• [Given exercise]:
Each line of the material must be repeated precisely, with the pictures left out.

..........

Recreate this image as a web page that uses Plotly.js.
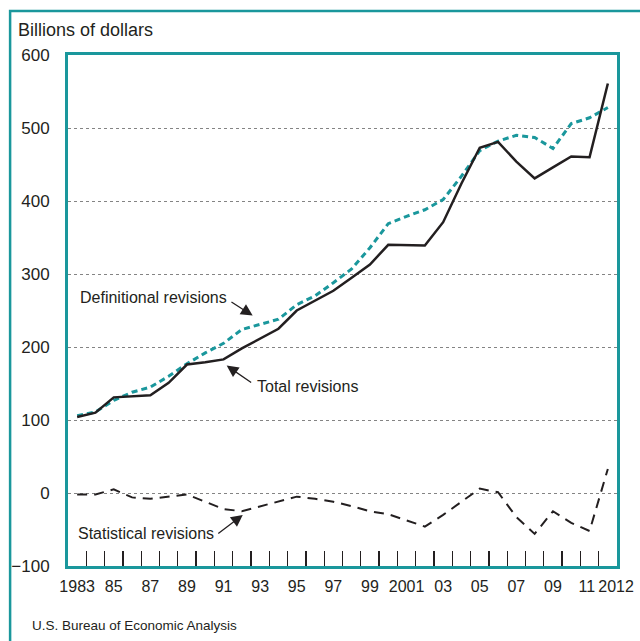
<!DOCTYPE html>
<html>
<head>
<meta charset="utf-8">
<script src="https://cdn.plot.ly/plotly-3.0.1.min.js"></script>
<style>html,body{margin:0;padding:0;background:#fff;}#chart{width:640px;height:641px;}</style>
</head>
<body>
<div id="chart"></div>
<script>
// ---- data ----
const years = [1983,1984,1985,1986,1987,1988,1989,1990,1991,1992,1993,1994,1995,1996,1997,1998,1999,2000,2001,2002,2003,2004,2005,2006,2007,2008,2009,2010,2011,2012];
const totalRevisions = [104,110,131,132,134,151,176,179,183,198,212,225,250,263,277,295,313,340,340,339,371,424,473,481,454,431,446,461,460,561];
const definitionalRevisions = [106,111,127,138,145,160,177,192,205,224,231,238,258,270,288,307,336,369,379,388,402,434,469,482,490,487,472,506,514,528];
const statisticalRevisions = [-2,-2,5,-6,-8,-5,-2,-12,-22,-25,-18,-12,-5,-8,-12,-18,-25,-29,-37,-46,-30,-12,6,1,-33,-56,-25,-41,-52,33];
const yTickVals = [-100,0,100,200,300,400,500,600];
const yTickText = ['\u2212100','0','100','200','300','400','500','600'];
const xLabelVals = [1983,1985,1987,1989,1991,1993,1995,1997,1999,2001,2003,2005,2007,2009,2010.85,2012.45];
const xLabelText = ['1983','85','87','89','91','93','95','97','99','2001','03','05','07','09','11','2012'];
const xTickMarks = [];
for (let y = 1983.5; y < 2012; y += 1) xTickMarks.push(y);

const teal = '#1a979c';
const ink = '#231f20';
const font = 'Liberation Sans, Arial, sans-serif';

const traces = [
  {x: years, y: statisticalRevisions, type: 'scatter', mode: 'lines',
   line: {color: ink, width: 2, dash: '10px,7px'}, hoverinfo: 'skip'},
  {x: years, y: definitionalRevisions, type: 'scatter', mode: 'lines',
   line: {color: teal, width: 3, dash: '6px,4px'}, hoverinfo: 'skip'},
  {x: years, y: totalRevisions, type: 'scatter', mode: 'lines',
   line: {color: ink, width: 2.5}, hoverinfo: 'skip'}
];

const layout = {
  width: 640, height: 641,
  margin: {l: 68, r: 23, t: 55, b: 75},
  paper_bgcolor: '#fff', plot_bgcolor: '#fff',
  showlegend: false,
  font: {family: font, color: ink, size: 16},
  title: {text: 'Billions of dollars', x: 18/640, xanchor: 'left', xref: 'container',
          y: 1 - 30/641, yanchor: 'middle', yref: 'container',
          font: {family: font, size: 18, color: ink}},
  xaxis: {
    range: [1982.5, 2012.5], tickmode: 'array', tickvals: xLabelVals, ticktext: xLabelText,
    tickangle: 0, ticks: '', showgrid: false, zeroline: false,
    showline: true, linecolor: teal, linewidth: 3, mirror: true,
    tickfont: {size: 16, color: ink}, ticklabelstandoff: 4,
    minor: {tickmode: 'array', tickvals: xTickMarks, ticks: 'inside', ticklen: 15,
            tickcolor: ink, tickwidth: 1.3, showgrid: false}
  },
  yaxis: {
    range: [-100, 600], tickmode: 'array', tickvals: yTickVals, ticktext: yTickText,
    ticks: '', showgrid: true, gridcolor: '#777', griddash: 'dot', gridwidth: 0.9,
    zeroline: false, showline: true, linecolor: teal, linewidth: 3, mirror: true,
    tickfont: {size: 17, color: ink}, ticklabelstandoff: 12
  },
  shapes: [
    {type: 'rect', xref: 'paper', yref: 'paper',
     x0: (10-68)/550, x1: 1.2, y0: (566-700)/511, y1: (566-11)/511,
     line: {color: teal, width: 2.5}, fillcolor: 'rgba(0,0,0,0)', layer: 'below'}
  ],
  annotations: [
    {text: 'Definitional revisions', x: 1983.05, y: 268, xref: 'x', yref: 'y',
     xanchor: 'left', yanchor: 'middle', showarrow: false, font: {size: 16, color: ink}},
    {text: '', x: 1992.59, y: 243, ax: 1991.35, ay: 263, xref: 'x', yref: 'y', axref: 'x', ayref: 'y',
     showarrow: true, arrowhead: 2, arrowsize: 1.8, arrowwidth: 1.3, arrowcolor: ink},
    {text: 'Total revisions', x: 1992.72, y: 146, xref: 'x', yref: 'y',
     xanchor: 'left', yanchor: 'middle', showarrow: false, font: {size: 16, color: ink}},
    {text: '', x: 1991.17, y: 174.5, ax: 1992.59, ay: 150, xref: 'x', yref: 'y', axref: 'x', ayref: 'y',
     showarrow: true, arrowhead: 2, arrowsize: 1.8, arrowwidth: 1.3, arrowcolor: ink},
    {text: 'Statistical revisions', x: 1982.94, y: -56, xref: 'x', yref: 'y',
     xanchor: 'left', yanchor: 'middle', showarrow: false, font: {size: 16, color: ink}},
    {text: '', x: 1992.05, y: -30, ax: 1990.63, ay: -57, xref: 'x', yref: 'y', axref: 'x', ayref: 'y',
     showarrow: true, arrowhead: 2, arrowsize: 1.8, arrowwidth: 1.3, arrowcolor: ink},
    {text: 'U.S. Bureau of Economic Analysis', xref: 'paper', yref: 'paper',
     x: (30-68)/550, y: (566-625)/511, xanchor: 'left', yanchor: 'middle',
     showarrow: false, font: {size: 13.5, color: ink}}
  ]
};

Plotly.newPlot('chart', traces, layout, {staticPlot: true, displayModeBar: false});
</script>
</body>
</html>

..........

• [Result of the exercise]:
Recreate this image as a web page that uses Plotly.js.
<!DOCTYPE html>
<html>
<head>
<meta charset="utf-8">
<script src="https://cdn.plot.ly/plotly-3.0.1.min.js"></script>
<style>html,body{margin:0;padding:0;background:#fff;}#chart{width:640px;height:641px;}</style>
</head>
<body>
<div id="chart"></div>
<script>
// ---- data ----
const years = [1983,1984,1985,1986,1987,1988,1989,1990,1991,1992,1993,1994,1995,1996,1997,1998,1999,2000,2001,2002,2003,2004,2005,2006,2007,2008,2009,2010,2011,2012];
const totalRevisions = [104,110,131,132,134,151,176,179,183,198,212,225,250,263,277,295,313,340,340,339,371,424,473,481,454,431,446,461,460,561];
const definitionalRevisions = [106,111,127,138,145,160,177,192,205,224,231,238,258,270,288,307,336,369,379,388,402,434,469,482,490,487,472,506,514,528];
const statisticalRevisions = [-2,-2,5,-6,-8,-5,-2,-12,-22,-25,-18,-12,-5,-8,-12,-18,-25,-29,-37,-46,-30,-12,6,1,-33,-56,-25,-41,-52,33];
const yTickVals = [-100,0,100,200,300,400,500,600];
const yTickText = ['\u2212100','0','100','200','300','400','500','600'];
const xLabelVals = [1983,1985,1987,1989,1991,1993,1995,1997,1999,2001,2003,2005,2007,2009,2010.85,2012.45];
const xLabelText = ['1983','85','87','89','91','93','95','97','99','2001','03','05','07','09','11','2012'];
const xTickMarks = [];
for (let y = 1983.5; y < 2012; y += 1) xTickMarks.push(y);

const teal = '#1a979c';
const ink = '#231f20';
const font = 'Liberation Sans, Arial, sans-serif';

const traces = [
  {x: years, y: statisticalRevisions, type: 'scatter', mode: 'lines',
   line: {color: ink, width: 2, dash: '10px,7px'}, hoverinfo: 'skip'},
  {x: years, y: definitionalRevisions, type: 'scatter', mode: 'lines',
   line: {color: teal, width: 3, dash: '6px,4px'}, hoverinfo: 'skip'},
  {x: years, y: totalRevisions, type: 'scatter', mode: 'lines',
   line: {color: ink, width: 2.5}, hoverinfo: 'skip'}
];

const layout = {
  width: 640, height: 641,
  margin: {l: 68, r: 23, t: 55, b: 75},
  paper_bgcolor: '#fff', plot_bgcolor: '#fff',
  showlegend: false,
  font: {family: font, color: ink, size: 16},
  title: {text: 'Billions of dollars', x: 18/640, xanchor: 'left', xref: 'container',
          y: 1 - 30/641, yanchor: 'middle', yref: 'container',
          font: {family: font, size: 18, color: ink}},
  xaxis: {
    range: [1982.5, 2012.5], tickmode: 'array', tickvals: xLabelVals, ticktext: xLabelText,
    tickangle: 0, ticks: '', showgrid: false, zeroline: false,
    showline: true, linecolor: teal, linewidth: 3, mirror: true,
    tickfont: {size: 16, color: ink}, ticklabelstandoff: 4,
    minor: {tickmode: 'array', tickvals: xTickMarks, ticks: 'inside', ticklen: 15,
            tickcolor: ink, tickwidth: 1.3, showgrid: false}
  },
  yaxis: {
    range: [-100, 600], tickmode: 'array', tickvals: yTickVals, ticktext: yTickText,
    ticks: '', showgrid: true, gridcolor: '#777', griddash: 'dot', gridwidth: 0.9,
    zeroline: false, showline: true, linecolor: teal, linewidth: 3, mirror: true,
    tickfont: {size: 17, color: ink}, ticklabelstandoff: 12
  },
  shapes: [
    {type: 'rect', xref: 'paper', yref: 'paper',
     x0: (10-68)/550, x1: 1.2, y0: (566-700)/511, y1: (566-11)/511,
     line: {color: teal, width: 2.5}, fillcolor: 'rgba(0,0,0,0)', layer: 'below'}
  ],
  annotations: [
    {text: 'Definitional revisions', x: 1983.05, y: 268, xref: 'x', yref: 'y',
     xanchor: 'left', yanchor: 'middle', showarrow: false, font: {size: 16, color: ink}},
    {text: '', x: 1992.59, y: 243, ax: 1991.35, ay: 263, xref: 'x', yref: 'y', axref: 'x', ayref: 'y',
     showarrow: true, arrowhead: 2, arrowsize: 1.8, arrowwidth: 1.3, arrowcolor: ink},
    {text: 'Total revisions', x: 1992.72, y: 146, xref: 'x', yref: 'y',
     xanchor: 'left', yanchor: 'middle', showarrow: false, font: {size: 16, color: ink}},
    {text: '', x: 1991.17, y: 174.5, ax: 1992.59, ay: 150, xref: 'x', yref: 'y', axref: 'x', ayref: 'y',
     showarrow: true, arrowhead: 2, arrowsize: 1.8, arrowwidth: 1.3, arrowcolor: ink},
    {text: 'Statistical revisions', x: 1982.94, y: -56, xref: 'x', yref: 'y',
     xanchor: 'left', yanchor: 'middle', showarrow: false, font: {size: 16, color: ink}},
    {text: '', x: 1992.05, y: -30, ax: 1990.63, ay: -57, xref: 'x', yref: 'y', axref: 'x', ayref: 'y',
     showarrow: true, arrowhead: 2, arrowsize: 1.8, arrowwidth: 1.3, arrowcolor: ink},
    {text: 'U.S. Bureau of Economic Analysis', xref: 'paper', yref: 'paper',
     x: (30-68)/550, y: (566-625)/511, xanchor: 'left', yanchor: 'middle',
     showarrow: false, font: {size: 13.5, color: ink}}
  ]
};

Plotly.newPlot('chart', traces, layout, {staticPlot: true, displayModeBar: false});
</script>
</body>
</html>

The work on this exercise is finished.